Obama's War on Economics
In its analysis of President Obama’s proposed minimum wage increase, the Congressional Budget Office made a startling revelation: the nonpartisan number-crunchers confirmed the basics of Econ 101.
Raising the price of something, in this case unskilled labor, will decrease demand for it. So raising the federal minimum wage to $10.10 an hour is likely to cost 500,000 jobs, the CBO concluded.
And it’s possible, they say, that job losses due to the minimum wage hike could reach as high as one million, at a time when many are struggling to find work and even dropping out of the labor force entirely out of frustration.
Econ 101 did not go over well at 1600 Pennsylvania Avenue. “Our review is that zero is a perfectly reasonable estimate of the impact of the minimum wage on employment,” Jason Furman, chair of the White House Council of Economic Advisers, told reporters.
Furman was part of the Obama administration’s pushback against the CBO analysis, which is normally infallible when projecting things like Obamacare-induced deficit reduction, but he didn’t lay it on too thick. “Sometimes you have to have respectful disagreement between economists,” he said, adding, “I don’t think this is the CEA vs. CBO.”
It was once the overwhelming consensus of economists across the spectrum that minimum wage increases cost jobs, for very basic microeconomic reasons. But in the 1990s, liberal economists Alan Krueger and David Card published a study that upset the apple cart by purporting to find minimum-wage hikes that increased rather than decreased employment.
Card and Krueger looked at 410 fast-food restaurants in Pennsylvania and New Jersey, concluding that the Garden State’s minimum wage increase boosted employment at these venues. The result was controversial, and two separate studies trying to replicate the Card-Krueger results came to the opposite conclusion.
There have even been reports that Krueger and Card substantially walked back their 1994 conclusion, saying, “The increase in New Jersey’s minimum wage probably had no effect on total employment in New Jersey’s fast-food industry, and possibly had a small positive effect.” But it was enough for liberals to pull loose threads in the consensus that higher minimum wages mean fewer jobs.
Popular talking points suggest the costs of minimum wage increases are offset by increased productivity, reduced absenteeism, and less turnover when workers are paid higher wages. And liberals still touted the positives from the CBO report: the increase will raise incomes for more people than it will destroy jobs, while pushing 900,000 of 45 million poor Americans above the poverty line.

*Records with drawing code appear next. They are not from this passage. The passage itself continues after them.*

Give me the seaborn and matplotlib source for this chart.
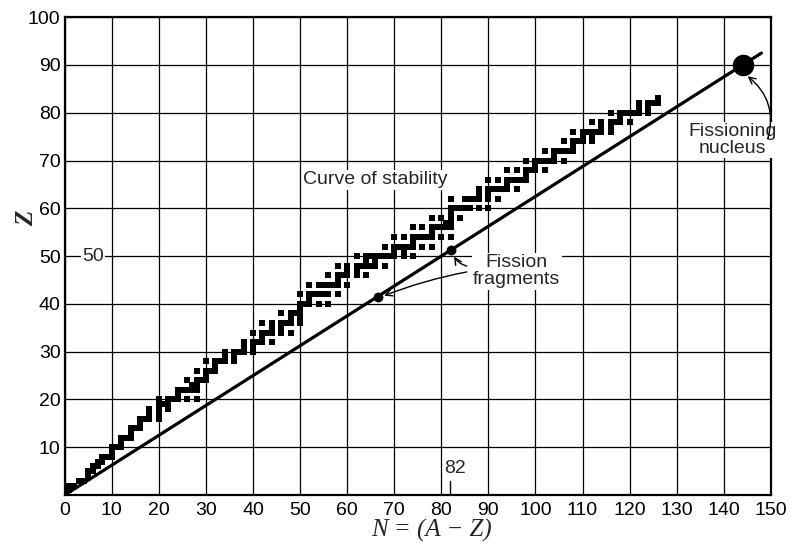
import matplotlib
matplotlib.use("Agg")
import matplotlib.pyplot as plt
import pandas as pd
import seaborn as sns

# stable N values for each Z = 1 .. 83
z_values = list(range(1, 84))
stable_n = [
    [0, 1], [1, 2], [3, 4], [5], [5, 6], [6, 7], [7, 8], [8, 9, 10], [10], [10, 11, 12],
    [12], [12, 13, 14], [14], [14, 15, 16], [16], [16, 17, 18, 20], [18, 20], [18, 20, 22], [20, 21, 22], [20, 22, 23, 24, 26, 28],
    [24], [24, 25, 26, 27, 28], [27, 28], [26, 28, 29, 30], [30], [28, 30, 31, 32], [32], [30, 32, 33, 34, 36], [34, 36], [34, 36, 37, 38, 40],
    [38, 40], [38, 40, 41, 42, 44], [42], [40, 42, 43, 44, 46, 48], [44, 46], [42, 44, 46, 47, 48, 50], [48, 50], [46, 48, 49, 50], [50], [50, 51, 52, 54, 56],
    [52], [50, 52, 53, 54, 55, 56, 58], [], [52, 54, 55, 56, 57, 58, 60], [58], [56, 58, 59, 60, 62, 64], [60, 62], [58, 60, 62, 63, 64, 65, 66, 68], [64, 66], [62, 64, 65, 66, 67, 68, 69, 70, 72, 74],
    [70, 72], [68, 70, 71, 72, 73, 74, 76, 78], [74], [70, 72, 74, 75, 76, 77, 78, 80, 82], [78], [74, 76, 78, 79, 80, 81, 82], [81, 82], [78, 80, 82, 84], [82], [82, 83, 84, 85, 86, 88, 90],
    [], [82, 85, 86, 87, 88, 90, 92], [88, 90], [88, 90, 91, 92, 93, 94, 96], [94], [90, 92, 94, 95, 96, 97, 98], [98], [94, 96, 98, 99, 100, 102], [100], [98, 100, 101, 102, 103, 104, 106],
    [104], [102, 104, 105, 106, 107, 108], [108], [106, 108, 109, 110, 112], [110, 112], [108, 110, 111, 112, 113, 114, 116], [114, 116], [112, 114, 116, 117, 118, 120], [118], [116, 118, 119, 120, 121, 122, 124],
    [122, 124], [122, 124, 125, 126], [126],
]

# straight line of constant Z/A through the fissioning nucleus
line_n = [0, 148]
line_z = [0, 92.5]

fissioning_n = [144]
fissioning_z = [90]

fragment_n = [66.5, 82]
fragment_z = [41.4, 51.2]

rows = [(n, z) for z, ns in zip(z_values, stable_n) for n in ns]
nuclides = pd.DataFrame(rows, columns=["N", "Z"])

sns.set_style("white")
plt.rcParams["font.family"] = ["Liberation Sans", "DejaVu Sans"]

fig = plt.figure(figsize=(7.89, 5.55), dpi=100)
ax = fig.add_axes([0.082, 0.108, 0.895, 0.861])

sns.lineplot(x=line_n, y=line_z, color="black", linewidth=2.3, ax=ax, zorder=3)
sns.scatterplot(data=nuclides, x="N", y="Z", marker="s", s=16, color="black",
                linewidth=0, ax=ax, zorder=4)
sns.scatterplot(x=fissioning_n, y=fissioning_z, s=240, color="black", linewidth=0, ax=ax, zorder=5)
sns.scatterplot(x=fragment_n, y=fragment_z, s=50, color="black", linewidth=0, ax=ax, zorder=5)

ax.set_xlim(0, 150)
ax.set_ylim(0, 100)
ax.set_xticks(range(0, 151, 10))
ax.set_yticks(range(10, 101, 10))
ax.grid(True, color="black", linewidth=0.9)
ax.set_axisbelow(True)
ax.tick_params(length=0, labelsize=14, colors="black")
ax.tick_params(axis="x", pad=5)
ax.tick_params(axis="y", pad=3)
for sp in ax.spines.values():
    sp.set_color("black")
    sp.set_linewidth(1.6)

ax.set_xlabel("N = (A \u2212 Z)", family="Liberation Serif", style="italic", fontsize=18)
ax.set_ylabel("Z", family="Liberation Serif", style="italic", fontweight="bold", fontsize=18)
ax.xaxis.set_label_coords(0.52, -0.05)
ax.yaxis.set_label_coords(-0.038, 0.58)

box = dict(facecolor="white", edgecolor="none", pad=1)
ax.text(66, 66, "Curve of stability", fontsize=14, ha="center", va="center", bbox=box, zorder=6)
ax.text(96, 46.8, "Fission\nfragments", fontsize=14, ha="center", va="center",
        linespacing=1.0, bbox=box, zorder=6)
ax.text(141.8, 74.3, "Fissioning\nnucleus", fontsize=14, ha="center", va="center",
        linespacing=1.0, bbox=box, zorder=6)
ax.text(6, 50, "50", fontsize=14, ha="center", va="center", bbox=box, zorder=6)
ax.text(83, 5.6, "82", fontsize=14, ha="center", va="center", zorder=6)
ax.plot([81.8, 81.8], [0, 3], color="black", linewidth=1)

arrow = dict(arrowstyle="->", color="black", lw=1.0, mutation_scale=12)
ax.annotate("", xy=(82.4, 50.4), xytext=(86, 47.8),
            arrowprops=dict(arrow, connectionstyle="arc3,rad=-0.25"), zorder=6)
ax.annotate("", xy=(67.3, 41.5), xytext=(86, 46.8),
            arrowprops=dict(arrow, connectionstyle="arc3,rad=0.05"), zorder=6)
ax.annotate("", xy=(144.6, 88.0), xytext=(149.2, 74.0),
            arrowprops=dict(arrow, connectionstyle="arc3,rad=0.35"), zorder=6)

fig.savefig("out.png", dpi=100)
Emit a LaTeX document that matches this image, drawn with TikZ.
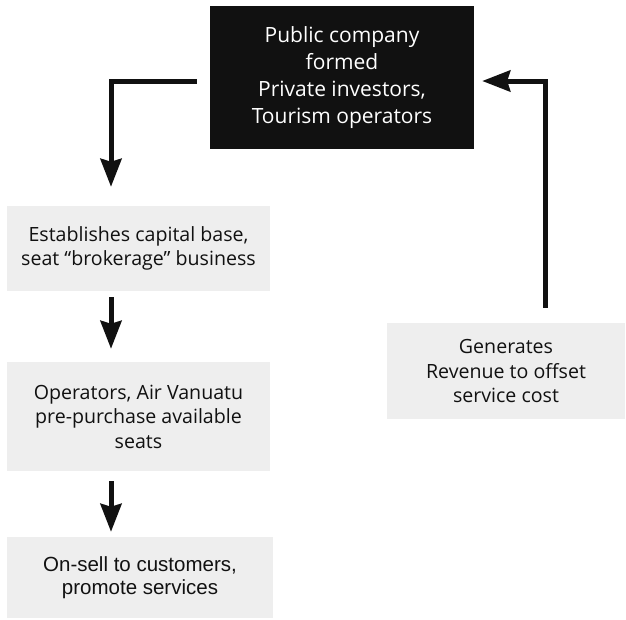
\documentclass[tikz,border=0pt]{standalone}
\usepackage{fontspec}
\newfontfamily\osans{Open Sans}
\newfontfamily\lsans{Liberation Sans}
\usetikzlibrary{arrows.meta}
\definecolor{boxgray}{RGB}{238,238,238}
\definecolor{ink}{RGB}{17,17,17}
\begin{document}
\begin{tikzpicture}[x=1pt,y=-1pt,
  darkbox/.style={fill=ink,text=white,inner sep=0pt,align=center,
    font=\osans\fontsize{21}{27}\selectfont},
  graybox/.style={fill=boxgray,text=ink,inner sep=0pt,align=center,
    font=\osans\fontsize{19.6}{24.5}\selectfont},
  arialbox/.style={fill=boxgray,text=ink,inner sep=0pt,align=center,
    font=\lsans\fontsize{20.5}{23}\selectfont},
  conn/.style={draw=ink,line width=5pt,line join=miter,
    -{Stealth[length=28pt,width=21pt,inset=3pt]}}]
\useasboundingbox (0,0) rectangle (626,619);
\node[darkbox,minimum width=264pt,minimum height=143pt] (top) at (342,77.5)
  {Public company\\formed\\Private investors,\\Tourism operators};
\node[graybox,minimum width=263pt,minimum height=85pt] (b1) at (138.5,248.5)
  {Establishes capital base,\\seat “brokerage” business};
\node[graybox,minimum width=263pt,minimum height=109pt] (b2) at (138.5,416.5)
  {Operators, Air Vanuatu\\pre-purchase available\\seats};
\node[arialbox,minimum width=266pt,minimum height=81pt] (b3) at (140,577.5)
  {On-sell to customers,\\ promote services};
\node[graybox,minimum width=238pt,minimum height=96pt] (rb) at (506,371)
  {Generates\\Revenue to offset\\service cost};
\draw[conn,shorten <=13pt,shorten >=19pt] (top.west |- 0,81) -| (b1.north -| 111,0);
\draw[conn,shorten <=6pt,shorten >=13pt] (b1.south -| 111,0) -- (b2.north -| 111,0);
\draw[conn,shorten <=10pt,shorten >=5pt] (b2.south -| 111,0) -- (b3.north -| 111,0);
\draw[conn,shorten <=15pt,shorten >=8pt] (rb.north -| 545,0) |- (top.east |- 0,81);
\end{tikzpicture}
\end{document}
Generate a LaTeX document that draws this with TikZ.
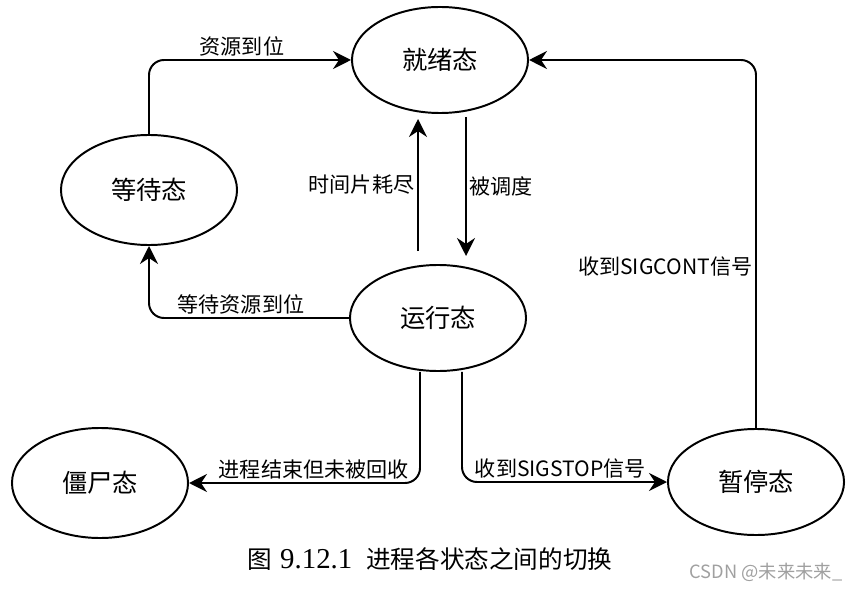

But even minimum-wage hikers on some level know an increase will, all other things being equal, reduce employment. Otherwise, why stop at $10.10 an hour? Why not $12, $15 or even $5,000?
Some liberals acknowledge as much. “If the White House genuinely believes that a hike to $10.10 would have zero negative impact on job creation, then the White House is probably proposing too low a number,” Matthew Yglesias wrote in Slate, later concluding, “A minimum wage hike with a small but real disemployment impact is the minimum wage hike you want.”
Businesses can often absorb a small minimum wage increase, especially when the federal minimum is lower than many state minimums and the prevailing market rate, in an unregulated labor market with plenty of exemptions.
Minimum wage hikes are never cost-free, however, and this is not a great time to price the unskilled out of the labor market. It’s a policy that tends to hit minorities and the young particularly hard.
If anything, the CBO may be being too generous to Obama’s plan. Past studies have found a smaller minimum wage hike didn’t affect state poverty rates. “When we allow for negative employment effects, we find that the working poor face a disproportionate share of the job losses,” Joseph Sabia and Richard Burkhauser wrote in the Southern Economic Journal. “Our results suggest that raising the minimum wage continues to be an inadequate way to help the working poor.”
What would be better? The earned income tax credit, though flawed, increases workers’ take-home pay and more clearly benefits the working poor. A straightforward payroll tax cut would boost pay for millions while also incentivizing job creation.
Both of those policies, however, cost the federal government money instead of businesses. So instead of allowing people to keep more of what they earn, Washington will keep it and try to spin away the negative jobs impact of a higher minimum wage.